Deuteronomy 10:19 Love ye therefore the stranger: for ye were strangers in the land of Egypt.
The Bible says Love one another dozens of times. The second greatest commandment is Love your neighbor. Jesus says Love your enemies. Here Moses says Love the stranger. Indeed, we know that our response to the God who loves me and all people is to genuinely love every person, no matter the nearness or distance of our relationship.
It is easier to love family and intimate friends and brothers and sisters in Christ. Loving the neighbor may be a little harder for these are acquaintances we don’t have a close relationship with.

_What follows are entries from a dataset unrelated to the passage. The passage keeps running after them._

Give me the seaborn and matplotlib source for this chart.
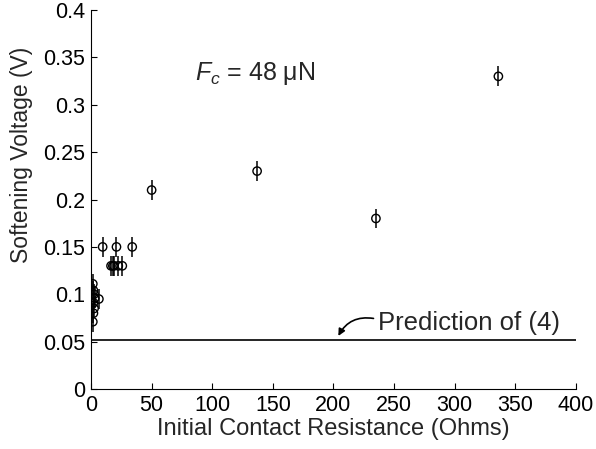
import numpy as np
import pandas as pd
import seaborn as sns
import matplotlib.pyplot as plt

# data
resistance = [1.5, 2.0, 2.5, 2.0, 3.0, 2.5, 2.0, 1.5, 6.5,
              9.6, 21.0, 34.0, 16.5, 18.0, 19.0, 22.5, 25.8,
              50.0, 137.0, 235.0, 336.0]
voltage = [0.071, 0.080, 0.085, 0.091, 0.096, 0.100, 0.104, 0.111, 0.095,
           0.15, 0.15, 0.15, 0.13, 0.13, 0.13, 0.13, 0.13,
           0.21, 0.23, 0.18, 0.33]
err = [0.0105] * len(voltage)
prediction = 0.052

df = pd.DataFrame({'R': resistance, 'V': voltage, 'err': err})

sns.set_style('ticks')
plt.rcParams['font.family'] = ['Liberation Sans', 'DejaVu Sans']
plt.rcParams['mathtext.fontset'] = 'custom'
plt.rcParams['mathtext.it'] = 'Liberation Sans:italic'
plt.rcParams['mathtext.rm'] = 'Liberation Sans'

fig = plt.figure(figsize=(5.96, 4.49), dpi=100)
ax = fig.add_axes([0.1527, 0.1336, 0.8137, 0.8441])

ax.errorbar(df['R'], df['V'], yerr=df['err'], fmt='none', ecolor='black',
            elinewidth=1.1, capsize=0)
sns.scatterplot(data=df, x='R', y='V', marker='o', s=36, facecolor='none',
                edgecolor='black', linewidth=1.0, ax=ax, zorder=3)

ax.axhline(prediction, color='black', linewidth=1.2)

ax.set_xlim(0, 400)
ax.set_ylim(0, 0.4)
ax.set_xticks(np.arange(0, 401, 50))
ax.set_yticks(np.arange(0, 0.401, 0.05))
ax.set_yticklabels(['0', '0.05', '0.1', '0.15', '0.2', '0.25', '0.3', '0.35', '0.4'])
ax.tick_params(direction='in', length=4, labelsize=15.5, color='black', labelcolor='black', pad=4)
sns.despine(ax=ax)
ax.spines['left'].set_color('black')
ax.spines['bottom'].set_color('black')

ax.set_xlabel('Initial Contact Resistance (Ohms)', fontsize=17, labelpad=2)
ax.set_ylabel('Softening Voltage (V)', fontsize=16.5)
ax.yaxis.set_label_coords(-0.12, 0.617)

ax.text(86, 0.333, r'$F_c$ = 48 $\mathrm{\mu}$N', fontsize=18, va='center')
ax.text(237, 0.0697, 'Prediction of (4)', fontsize=18.5, va='center')
ax.annotate('', xy=(204, 0.056), xytext=(233, 0.0745),
            arrowprops=dict(arrowstyle='-|>', color='black', lw=1.2,
                            connectionstyle='arc3,rad=0.35', shrinkA=0, shrinkB=0))

fig.savefig('out.png', dpi=100)
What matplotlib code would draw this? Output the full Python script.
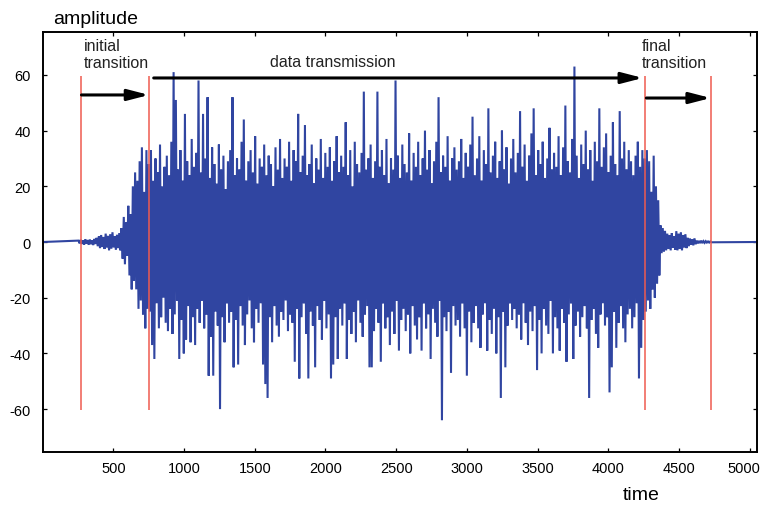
import numpy as np
import matplotlib.pyplot as plt
from matplotlib.transforms import ScaledTranslation

plt.rcParams['font.family'] = ['Liberation Sans', 'DejaVu Sans']
plt.rcParams['axes.unicode_minus'] = False

# positive / negative swing of each oscillation
ramp_up_pos = [0.5, 0.8, 0.6, 1.0, 0.7, 0.9, 0.6, 1.1,
               1.5, 2, 2.5, 1.8, 3, 2.2, 2.8, 3.5, 2, 2.6, 3.2,
               5, 9, 7, 13, 10, 20, 25, 22, 29, 34, 18, 33]
ramp_up_neg = [-0.5, -0.7, -0.9, -0.6, -1.0, -0.8, -1.1, -0.7,
               -1.5, -2.2, -1.8, -2.5, -2, -3, -2.4, -1.9, -2.8, -2.2, -3,
               -6, -8, -5, -12, -17, -14, -17, -24, -21, -26, -31, -24]

body_pos = [28, 33, 22, 30, 25, 35, 20, 27, 31, 24, 36, 61, 51, 26, 33, 22, 46, 29, 24, 37,
            27, 32, 58, 25, 46, 30, 52, 23, 34, 28, 21, 35, 26, 31, 19, 29, 33, 52, 24, 30,
            26, 36, 44, 22, 29, 33, 25, 38, 21, 30, 27, 35, 24, 31, 28, 20, 34, 26, 37, 23,
            30, 27, 36, 22, 33, 29, 46, 25, 31, 42, 24, 28, 35, 21, 30, 26, 37, 23, 32, 27,
            34, 22, 29, 38, 25, 31, 27, 43, 24, 33, 20, 36, 28, 25, 32, 54, 26, 30, 35, 23,
            29, 54, 27, 33, 24, 37, 21, 30, 26, 58, 31, 23, 35, 28, 25, 39, 22, 32, 27, 36,
            24, 30, 40, 26, 33, 21, 29, 36, 52, 25, 31, 27, 38, 22, 30, 34, 26, 29, 37, 23,
            32, 27, 35, 45, 24, 30, 38, 22, 33, 28, 48, 25, 31, 36, 23, 29, 40, 26, 34, 21,
            30, 37, 25, 32, 47, 27, 35, 22, 31, 39, 48, 24, 33, 28, 36, 23, 30, 41, 26, 32,
            27, 38, 24, 34, 49, 29, 25, 37, 63, 31, 23, 35, 28, 40, 26, 33, 22, 36, 29, 48,
            27, 34, 39, 25, 31, 43, 28, 24, 47, 30, 36, 26, 33, 29, 24, 31, 36, 27, 33, 30]
body_neg = [-25, -37, -42, -22, -31, -27, -20, -29, -32, -24, -33, -26, -21, -42, -28, -40, -35, -23, -36, -27,
            -37, -24, -29, -21, -31, -26, -48, -34, -48, -25, -30, -60, -27, -36, -22, -29, -25, -45, -28, -44,
            -23, -30, -37, -26, -21, -31, -36, -24, -29, -22, -44, -51, -56, -27, -36, -23, -30, -34, -25, -28,
            -21, -32, -26, -29, -43, -24, -49, -27, -22, -33, -49, -25, -30, -45, -23, -28, -35, -21, -31, -26,
            -49, -44, -27, -42, -24, -30, -22, -42, -28, -33, -25, -36, -21, -29, -34, -26, -23, -45, -45, -32,
            -24, -29, -43, -22, -31, -27, -37, -25, -33, -21, -39, -28, -24, -32, -26, -40, -23, -30, -35, -27,
            -39, -22, -31, -26, -42, -24, -29, -34, -21, -64, -27, -32, -25, -47, -23, -30, -28, -34, -22, -31,
            -48, -25, -36, -29, -23, -31, -38, -26, -22, -39, -28, -33, -24, -40, -27, -56, -25, -45, -30, -22,
            -28, -24, -31, -26, -35, -22, -29, -37, -25, -32, -23, -46, -28, -40, -24, -30, -33, -21, -40, -27,
            -31, -39, -24, -29, -43, -26, -22, -42, -30, -25, -34, -27, -23, -31, -56, -28, -24, -33, -38, -26,
            -22, -30, -27, -54, -45, -25, -38, -29, -23, -31, -36, -26, -24, -31, -27, -22, -49, -38, -28, -25]

decay_pos = [33, 29, 18, 31, 20, 15, 6, 5, 4, 3, 2.5, 3.2, 2,
             3.9, 3, 3.5, 2.5, 2.8, 1.5, 1.2, 1, 1.3,
             0.5, 0.4, 0.5, 0.3, 0.3, 0.2, 0.2]
decay_neg = [-21, -24, -17, -20, -15, -12, -4, -3.5, -3, -2.5, -3, -2, -2.8,
             -3, -2.5, -3, -2, -2.2, -1.5, -1, -1.2, -0.8,
             -0.5, -0.4, -0.4, -0.3, -0.2, -0.2, -0.1]

t_min, t_max = 0, 5050
burst_start, burst_end = 253, 4730

phase_bounds = [274, 752, 4260, 4725]
x_ticks = [500, 1000, 1500, 2000, 2500, 3000, 3500, 4000, 4500, 5000]
y_ticks = [-60, -40, -20, 0, 20, 40, 60]

# interleave the swings into one sampled trace
pos = ramp_up_pos + body_pos + decay_pos
neg = ramp_up_neg + body_neg + decay_neg
swing = np.empty(2 * len(pos))
swing[0::2] = pos
swing[1::2] = neg
t = np.concatenate([[t_min], np.linspace(burst_start, burst_end, len(swing)), [t_max]])
amp = np.concatenate([[0], swing, [0]])

fig = plt.figure(figsize=(7.63, 5.06), dpi=100)
ax = fig.add_axes([0.056, 0.1053, 0.9357, 0.8289])

ax.plot(t, amp, color='#3045a1', lw=1.5, solid_joinstyle='miter', zorder=2)
ax.vlines(phase_bounds, -60.5, 59.5, color='#ef5b50', lw=1.1, zorder=3)

arrow = dict(arrowstyle='-|>,head_length=0.85,head_width=0.22', mutation_scale=15,
             lw=2.2, color='black', shrinkA=0, shrinkB=0)
ax.annotate('', xy=(phase_bounds[1], 52.8), xytext=(phase_bounds[0], 52.8), arrowprops=arrow, zorder=4)
ax.annotate('', xy=(4245, 58.9), xytext=(785, 58.9), arrowprops=arrow, zorder=4)
ax.annotate('', xy=(phase_bounds[3], 51.7), xytext=(4270, 51.7), arrowprops=arrow, zorder=4)

ax.text(288, 73.3, 'initial\ntransition', ha='left', va='top', fontsize=11.5, color='#222222')
ax.text(2054, 63.2, 'data transmission', ha='center', va='baseline', fontsize=11.5, color='#222222')
ax.text(4235, 73.3, 'final\ntransition', ha='left', va='top', fontsize=11.5, color='#222222')

ax.set_xlim(t_min, t_max)
ax.set_ylim(-75.3, 75.3)
ax.set_xticks(x_ticks)
ax.set_yticks(y_ticks)
ax.tick_params(direction='in', length=3, width=0.9, top=True, right=True, labelsize=10.5)
ax.tick_params(axis='x', pad=7)
ax.tick_params(axis='y', pad=8.5)
for s in ax.spines.values():
    s.set_linewidth(1.4)

# last x label sits against the figure edge: nudge it left a little
last = ax.get_xticklabels()[-1]
last.set_transform(last.get_transform() + ScaledTranslation(-6 / 100, 0, fig.dpi_scale_trans))

fig.text(53 / 763, 1 - 19 / 506, 'amplitude', ha='left', va='center', fontsize=14)
fig.text(623 / 763, 1 - 496 / 506, 'time', ha='left', va='center', fontsize=14)

fig.savefig('out.png', dpi=100)
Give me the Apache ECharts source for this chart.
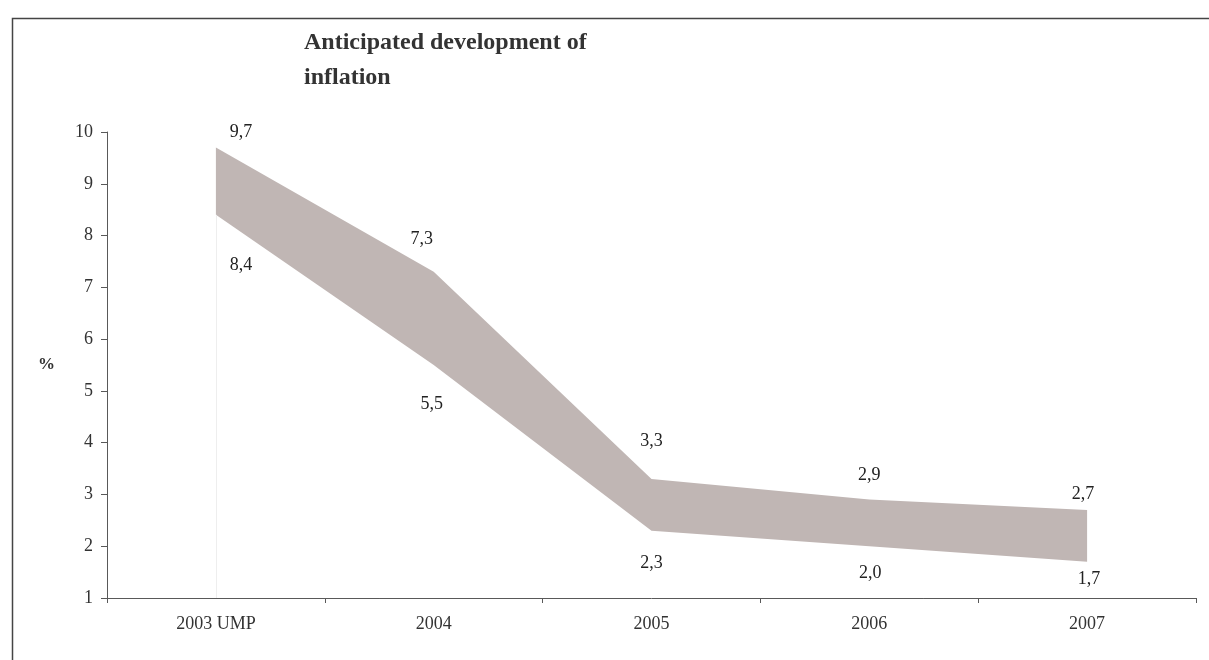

It is hard to love your enemy, who hates you and doesn’t want a relationship with you, but God grants grace to forgive. But surprisingly the hardest is to love the stranger, whom we don’t know at all, an alien, a foreigner, someone of another race or language. The key, of course, is to reach out, make acquaintance, develop a relationship, and at least make them neighbors.
We have three reasons why can respond by loving the stranger: 1) “we love because He first loved us” is the most powerful motivator to love others; 2) the stranger may be Christ (“ye have done it unto me” Matthew 25:40) or an angel (“some have entertained angels unawares” Hebrews 13:2); 3) we were all strangers once ourselves in the land of Egypt (the world) we all were born strangers, foreigners, and aliens to God and His Kingdom, so we know the feeling and we know what it’s like to welcomed into the heavenly kingdom. Therefore, we love the stranger.